Thursday, July 30, 2009

A Day In Little India

Walking down Pioneer Blvd on a hot, muggy night, I imagined I was transplanted halfway around in the world to New Delhi or Bombay. The streets filled with Indian people shopping, store owners chatting in their doorways, and Bollywood music blaring. Exotic, strange smells wafted in the air. The streets teemed, but unlike anything I've experience in Los Angeles, definitely felt more third world, but in a good way.

My day started at my favorite Indian restaurant called, India Restaurant. They have an excellent lunch buffet for ten dollars. It contains over 30 items. Some of my favs are the chicken curry, tandoori chicken, and masala. For dessert, they have my favorite, gulab jamun, a pastry made from fried milk curds, then doused in simple syrup. It tastes akin to a donut but a hundred times better.

India Restaurant on Urbanspoon

After a very filling meal, I strolled down a few blocks to my favorite Indian Deli, Bombay Sweets and Snacks. As I mentioned earlier, my favorite Indian bite has to be the jamun and Bombay Sweets has racks of them, all different kinds. Vegetarian meals are served too, along with a big selection of burfi. Burfi is an Indian sweet made from sugar and condensed milk. There's many different flavors and it has the consistency of hard fudge (as in, not the super, soft fudge, but more storebrand fudge). I tried a box of assorted burfi but it wasn't me, I've never liked the taste of milk and it tasted strongly of milk. Next time I'll stick with the jamun and fried vegetarian snacks.
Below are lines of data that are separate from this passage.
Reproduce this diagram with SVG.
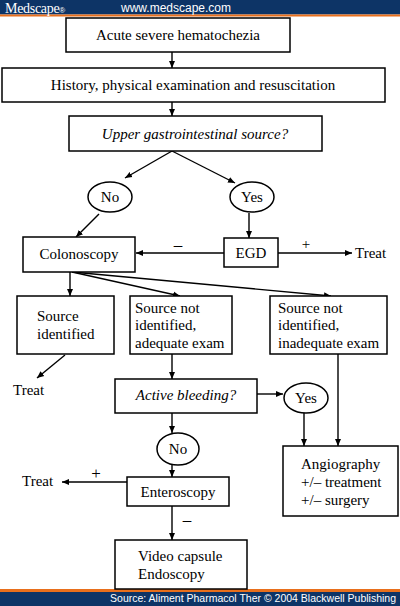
<svg xmlns="http://www.w3.org/2000/svg" width="400" height="606" viewBox="0 0 400 606">
<defs>
<marker id="ah" markerWidth="8" markerHeight="8" refX="7" refY="4" orient="auto" markerUnits="userSpaceOnUse">
<path d="M0,1 L7,4 L0,7 Z" fill="#000"/>
</marker>
<style>
.box{fill:#fff;stroke:#000;stroke-width:1.5}
.t{font-family:"Liberation Serif","Times New Roman",serif;font-size:15px;fill:#000}
.c{text-anchor:middle}
.i{font-style:italic}
.s{font-size:17px}
.ln{stroke:#000;stroke-width:1.4;fill:none}
.a{marker-end:url(#ah)}
</style>
</defs>
<rect x="0" y="0" width="400" height="606" fill="#fff"/>
<!-- header -->
<g id="header">
<rect x="0" y="0" width="400" height="14.5" fill="#0d3466"/>
<rect x="0" y="14.5" width="400" height="2" fill="#e86f1c"/>
<text x="5" y="12.5" font-family="Liberation Serif,serif" font-size="14" fill="#fff" letter-spacing="-0.3">Medscape<tspan font-size="8" font-family="Liberation Sans,sans-serif" letter-spacing="0">®</tspan></text>
<text x="121" y="11.5" font-family="Liberation Sans,Arial,sans-serif" font-size="12" fill="#fff">www.medscape.com</text>
</g>
<!-- footer -->
<g id="footer">
<rect x="0" y="589" width="400" height="3" fill="#e86f1c"/>
<rect x="0" y="592" width="400" height="14" fill="#0d3466"/>
<text x="396" y="602" text-anchor="end" font-family="Liberation Sans,Arial,sans-serif" font-size="10.5" fill="#fff">Source: Aliment Pharmacol Ther © 2004 Blackwell Publishing</text>
</g>
<!-- connectors -->
<g id="connectors">
<line class="ln a" x1="172" y1="52" x2="172" y2="68"/>
<line class="ln a" x1="172" y1="102" x2="172" y2="116"/>
<line class="ln a" x1="172" y1="151" x2="125" y2="178"/>
<line class="ln a" x1="172" y1="151" x2="235" y2="183"/>
<line class="ln a" x1="99" y1="214" x2="76" y2="237"/>
<line class="ln a" x1="249" y1="213" x2="249" y2="238"/>
<line class="ln a" x1="224" y1="253" x2="136" y2="253"/>
<line class="ln a" x1="278" y1="253" x2="352" y2="253"/>
<line class="ln a" x1="70" y1="272" x2="70" y2="296"/>
<line class="ln a" x1="72" y1="272" x2="180" y2="296"/>
<line class="ln a" x1="72" y1="272" x2="331" y2="296"/>
<line class="ln a" x1="65" y1="355" x2="37" y2="378"/>
<line class="ln a" x1="172" y1="354" x2="172" y2="379"/>
<line class="ln a" x1="257" y1="394" x2="283" y2="394"/>
<line class="ln a" x1="304" y1="413" x2="304" y2="446"/>
<line class="ln a" x1="338" y1="354" x2="338" y2="446"/>
<line class="ln a" x1="172" y1="413" x2="172" y2="433"/>
<line class="ln a" x1="172" y1="465" x2="172" y2="477"/>
<line class="ln a" x1="127" y1="482" x2="62" y2="482"/>
<line class="ln a" x1="172" y1="506" x2="172" y2="540"/>
<text class="t c s" x="178" y="250">–</text>
<text class="t c" x="306" y="249">+</text>
<text class="t" x="355" y="258">Treat</text>
<text class="t" x="13" y="395">Treat</text>
<text class="t c s" x="96" y="479">+</text>
<text class="t" x="22" y="486">Treat</text>
<text class="t c s" x="187" y="525">–</text>
</g>
<!-- nodes -->
<g id="n1"><rect class="box" x="66" y="18" width="224" height="34"/><text class="t c" x="178" y="40">Acute severe hematochezia</text></g>
<g id="n2"><rect class="box" x="2" y="68" width="383" height="34"/><text class="t c" x="193" y="90">History, physical examination and resuscitation</text></g>
<g id="n3"><rect class="box" x="69" y="116" width="253" height="35"/><text class="t c i" x="195" y="139">Upper gastrointestinal source?</text></g>
<g id="no1"><ellipse class="box" cx="110" cy="197" rx="22" ry="15"/><text class="t c" x="110" y="202">No</text></g>
<g id="yes1"><ellipse class="box" cx="252" cy="197" rx="22" ry="15"/><text class="t c" x="252" y="202">Yes</text></g>
<g id="colon"><rect class="box" x="23" y="237" width="112" height="35"/><text class="t c" x="79" y="259">Colonoscopy</text></g>
<g id="egd"><rect class="box" x="224" y="238" width="54" height="29"/><text class="t c" x="251" y="258">EGD</text></g>
<g id="srcid"><rect class="box" x="17" y="296" width="97" height="58"/><text class="t" x="37" y="321">Source</text><text class="t" x="37" y="339">identified</text></g>
<g id="srcadq"><rect class="box" x="130" y="296" width="102" height="58"/><text class="t" x="135" y="313">Source not</text><text class="t" x="135" y="330">identified,</text><text class="t" x="135" y="348">adequate exam</text></g>
<g id="srcinadq"><rect class="box" x="270" y="296" width="117" height="58"/><text class="t" x="278" y="313">Source not</text><text class="t" x="278" y="330">identified,</text><text class="t" x="278" y="348">inadequate exam</text></g>
<g id="active"><rect class="box" x="115" y="379" width="142" height="34"/><text class="t c i" x="186" y="400">Active bleeding?</text></g>
<g id="yes2"><ellipse class="box" cx="306" cy="398" rx="22" ry="15"/><text class="t c" x="306" y="403">Yes</text></g>
<g id="no2"><ellipse class="box" cx="178" cy="449" rx="21" ry="16"/><text class="t c" x="178" y="454">No</text></g>
<g id="entero"><rect class="box" x="127" y="477" width="102" height="29"/><text class="t c" x="178" y="497">Enteroscopy</text></g>
<g id="video"><rect class="box" x="115" y="540" width="132" height="49"/><text class="t" x="138" y="561">Video capsule</text><text class="t" x="138" y="579">Endoscopy</text></g>
<g id="angio"><rect class="box" x="283" y="446" width="115" height="70"/><text class="t" x="301" y="469">Angiography</text><text class="t" x="301" y="487">+/– treatment</text><text class="t" x="301" y="505">+/–  surgery</text></g>
</svg>
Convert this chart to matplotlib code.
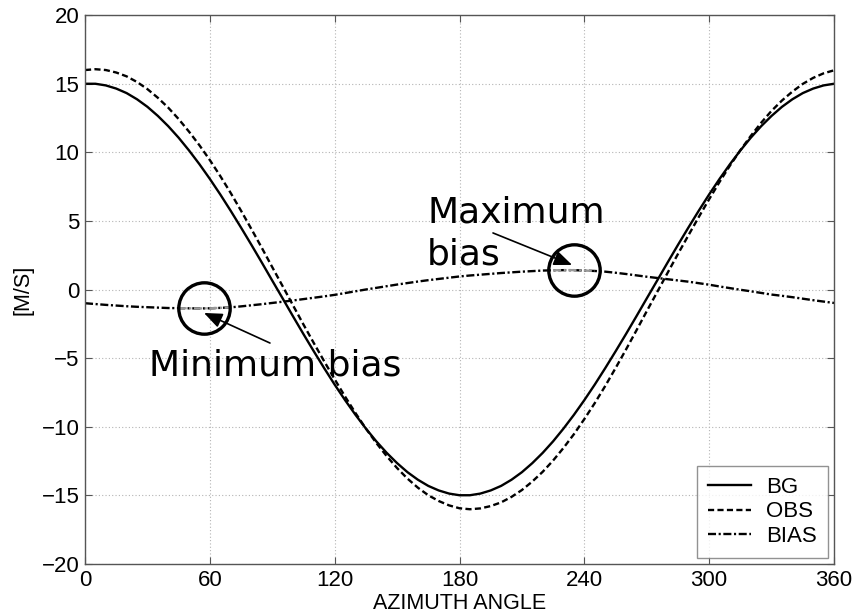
import matplotlib
matplotlib.use("Agg")
import matplotlib.pyplot as plt
import numpy as np

# ---- data (every 5 degrees) ----
azimuth = list(range(0, 361, 5))
bg = [14.99, 14.99, 14.87, 14.64, 14.31, 13.86, 13.31, 12.65, 11.90, 11.06, 10.13,
      9.13, 8.06, 6.93, 5.74, 4.51, 3.25, 1.96, 0.65, -0.65, -1.96, -3.25, -4.51,
      -5.74, -6.93, -8.06, -9.13, -10.13, -11.06, -11.90, -12.65, -13.31, -13.86,
      -14.31, -14.64, -14.87, -14.99, -14.99, -14.87, -14.64, -14.31, -13.86, -13.31,
      -12.65, -11.90, -11.06, -10.13, -9.13, -8.06, -6.93, -5.74, -4.51, -3.25,
      -1.96, -0.65, 0.65, 1.96, 3.25, 4.51, 5.74, 6.93, 8.06, 9.13, 10.13, 11.06,
      11.90, 12.65, 13.31, 13.86, 14.31, 14.64, 14.87, 14.99]
obs = [15.99, 16.05, 15.99, 15.81, 15.53, 15.12, 14.60, 13.97, 13.25, 12.42, 11.50,
       10.51, 9.43, 8.27, 7.04, 5.74, 4.40, 3.03, 1.63, 0.24, -1.16, -2.55, -3.91,
       -5.24, -6.54, -7.80, -9.00, -10.13, -11.18, -12.14, -13.01, -13.78, -14.44,
       -14.99, -15.41, -15.73, -15.94, -16.01, -15.95, -15.78, -15.51, -15.11, -14.61,
       -13.99, -13.28, -12.46, -11.54, -10.54, -9.44, -8.28, -7.04, -5.73, -4.38,
       -2.99, -1.58, -0.19, 1.21, 2.59, 3.94, 5.28, 6.58, 7.84, 9.03, 10.15, 11.19,
       12.15, 13.02, 13.77, 14.42, 14.98, 15.42, 15.75, 15.97]
bias = [-1.00, -1.06, -1.12, -1.17, -1.22, -1.26, -1.29, -1.32, -1.35, -1.36, -1.37,
        -1.38, -1.37, -1.34, -1.30, -1.23, -1.15, -1.07, -0.98, -0.89, -0.80, -0.70,
        -0.60, -0.50, -0.39, -0.26, -0.13, 0.00, 0.12, 0.24, 0.36, 0.47, 0.58, 0.68,
        0.77, 0.86, 0.95, 1.02, 1.08, 1.14, 1.20, 1.25, 1.30, 1.34, 1.38, 1.40, 1.41,
        1.41, 1.38, 1.35, 1.30, 1.22, 1.13, 1.03, 0.93, 0.84, 0.75, 0.66, 0.57, 0.46,
        0.35, 0.22, 0.10, -0.02, -0.13, -0.25, -0.37, -0.46, -0.56, -0.67, -0.78,
        -0.88, -0.98]
labels = ["BG", "OBS", "BIAS"]
xticks = [0, 60, 120, 180, 240, 300, 360]
yticks = [-20, -15, -10, -5, 0, 5, 10, 15, 20]

min_bias_pt = (57, -1.37)
max_bias_pt = (235, 1.40)

plt.rcParams['font.family'] = ['Liberation Sans', 'DejaVu Sans']

fig = plt.figure(figsize=(8.66, 6.16), dpi=100)
ax = fig.add_axes([85/866, 1-564/616, (834-85)/866, (564-15)/616])

lw = 1.7
ax.plot(azimuth, bg, color='black', lw=lw, label=labels[0])
ax.plot(azimuth, obs, color='black', lw=lw, dashes=(2.6, 1.4), label=labels[1])
ax.plot(azimuth, bias, color='black', lw=lw, dashes=(3.4, 1.1, 0.9, 1.1), label=labels[2])

# grey highlight of bias inside circles
az = np.array(azimuth); bi = np.array(bias)
for lo, hi in [(45, 70), (225, 245)]:
    m = (az >= lo) & (az <= hi)
    ax.plot(az[m], bi[m], color='#999999', lw=lw, dashes=(3.4, 1.1, 0.9, 1.1), zorder=3)

# circles
for pt in (min_bias_pt, max_bias_pt):
    ax.plot([pt[0]], [pt[1] + 0.05], marker='o', markersize=37, markerfacecolor='none',
            markeredgecolor='black', markeredgewidth=2.4, zorder=4)

# arrows
aprops = dict(arrowstyle='-|>,head_length=1.1,head_width=0.45', color='black', lw=1.2,
              shrinkA=0, shrinkB=0)
ax.annotate('', xy=(234.1, 1.79), xytext=(196.1, 4.12), arrowprops=aprops)
ax.annotate('', xy=(57.2, -1.71), xytext=(88.9, -3.90), arrowprops=aprops)

ax.text(164.4, 4.85, "Maximum", fontsize=26, family='DejaVu Sans', va='baseline', ha='left')
ax.text(164.4, 1.79, "bias", fontsize=26, family='DejaVu Sans', va='baseline', ha='left')
ax.text(30.8, -6.23, "Minimum bias", fontsize=26, family='DejaVu Sans', va='baseline', ha='left')

ax.set_xlim(0, 360)
ax.set_ylim(-20, 20)
ax.set_xticks(xticks)
ax.set_yticks(yticks)
ax.tick_params(direction='in', length=5, width=0.8, colors='#555555', labelcolor='black',
               labelsize=16, top=True, right=True, pad=4)
for s in ax.spines.values():
    s.set_color('#555555')
    s.set_linewidth(1.0)
ax.grid(True, linestyle=(0, (1, 2)), color='#b4b4b4', lw=0.8)

ax.set_xlabel("AZIMUTH ANGLE", fontsize=15.5, labelpad=2)
ax.set_ylabel("[M/S]", fontsize=15.5, labelpad=6)

leg = ax.legend(loc='lower right', fontsize=16, borderaxespad=0.27, fancybox=False,
                handlelength=1.9, handletextpad=0.7, labelspacing=0.16, borderpad=0.5)
leg.get_frame().set_edgecolor('#777777')
leg.get_frame().set_linewidth(1.0)

fig.savefig("out.png", dpi=100)
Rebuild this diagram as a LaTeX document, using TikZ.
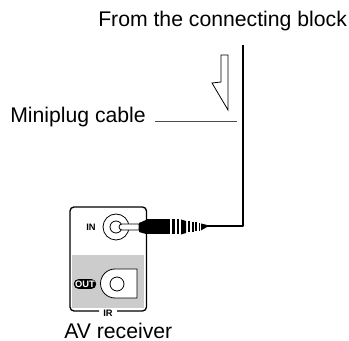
\documentclass[tikz,border=0pt]{standalone}
\usepackage{fontspec}
\setmainfont{Liberation Sans}
\tikzset{
  lbl/.style={inner sep=0pt,anchor=base west,font=\fontsize{15.9pt}{18pt}\selectfont},
  small/.style={inner sep=0pt,font=\bfseries\fontsize{7pt}{8pt}\selectfont},
  ln/.style={line width=0.6pt,black},
  cable/.style={line width=1.5pt,black,line join=round},
  leader/.style={line width=0.5pt,black!70}
}
\begin{document}
\begin{tikzpicture}[x=0.75pt,y=-0.75pt]
\useasboundingbox (0,0) rectangle (349,341);
\node[lbl] (from) at (98,27) {From the connecting block};
\node[lbl] (mini) at (10,123) {Miniplug cable};
\node[lbl] (av) at (64,338) {AV receiver};
% cable
\coordinate (cabletop) at (243,45);
\coordinate (cablecorner) at (243,226);
\coordinate (cableend) at (205,226);
\draw[cable] (cabletop) -- (cablecorner) -- (cableend);
% leader
\coordinate (leaderL) at (155,121);
\coordinate (leaderR) at (237,121);
\draw[leader] (leaderL) -- (leaderR);
% arrow
\draw[ln,fill=white,line join=miter] (221,55) -- (228,55) -- (228,110) -- (212,83) -- (221,82) -- cycle;
% receiver panel
\fill[black!20] (72,255) rectangle (144,308);
\draw[line width=1pt,rounded corners=3pt] (99,311) -| (70,207) -| (146.5,311) -- (117,311);
\node[small] (ir) at (108,313) {IR};
\node[small] (in) at (91,227) {IN};
% OUT
\node[fill=black,text=white,rounded corners=3.5pt,inner xsep=1pt,inner ysep=1.2pt,font=\bfseries\fontsize{7pt}{8pt}\selectfont] (out) at (85,284) {OUT};
\draw[ln,fill=white] (137,269) -- (115,269) arc[start angle=270,end angle=90,radius=14.5] -- (137,298) -- cycle;
\draw[ln,fill=white] (117,284) circle[radius=7];
% IN jack
\draw[ln,fill=white] (116,227) circle[radius=13];
\draw[ln,fill=white] (116,227) circle[radius=6];
% plug
\draw[ln,fill=white] (139,224) -- (122,224) arc[start angle=270,end angle=90,radius=3] -- (139,230) -- cycle;
\fill[black] (139,223) -- (146,220) -- (146,234) -- (139,232) -- cycle;
\fill[black] (146,219.5) rectangle (170,234.5);
\fill[black] (172,219.5) rectangle (175,234.5);
\fill[black] (177,219.5) rectangle (179,234.5);
\fill[black] (181,219.5) -- (186,221) -- (186,233) -- (181,234.5) -- cycle;
\fill[black] (188,221.5) rectangle (190,232.5);
\fill[black] (191.5,222) rectangle (193.5,232);
\fill[black] (195,222.5) rectangle (197,231.5);
\fill[black] (198.5,223) rectangle (200,231);
\fill[black] (201,223.5) -- (207,225) -- (207,227) -- (201,230.5) -- cycle;
\end{tikzpicture}
\end{document}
Bombay Sweets & Snacks on Urbanspoon

My last stop was at Saffron Spot, located in a posh Indian shopping center, at the south edge of Little India. Saffron Spot is an Indian ice cream and snack store. They have unusual ice cream flavors, such as rose and saffron, but they also had American flavors too. They also have more traditional India desserts, I got the Kulfi Falooda, a combination of two popular Indian desserts. Kulfi is ice cream's Indian cousin. It's made of milk, but not whipped. The falooda is an Indian beverage, it's a lot like a Chinese boba drink, but instead of boba, there's vermicilli and basil seeds. It was very refreshing. I could see why this dessert was so popular in India. It was more an acquired taste, but not bad. It looked like ice cream and shake, so it was off putting when it didn't taste as such, but that's something my mind had to overcome. I definitely would come here again to try their different ice creams and faloodas.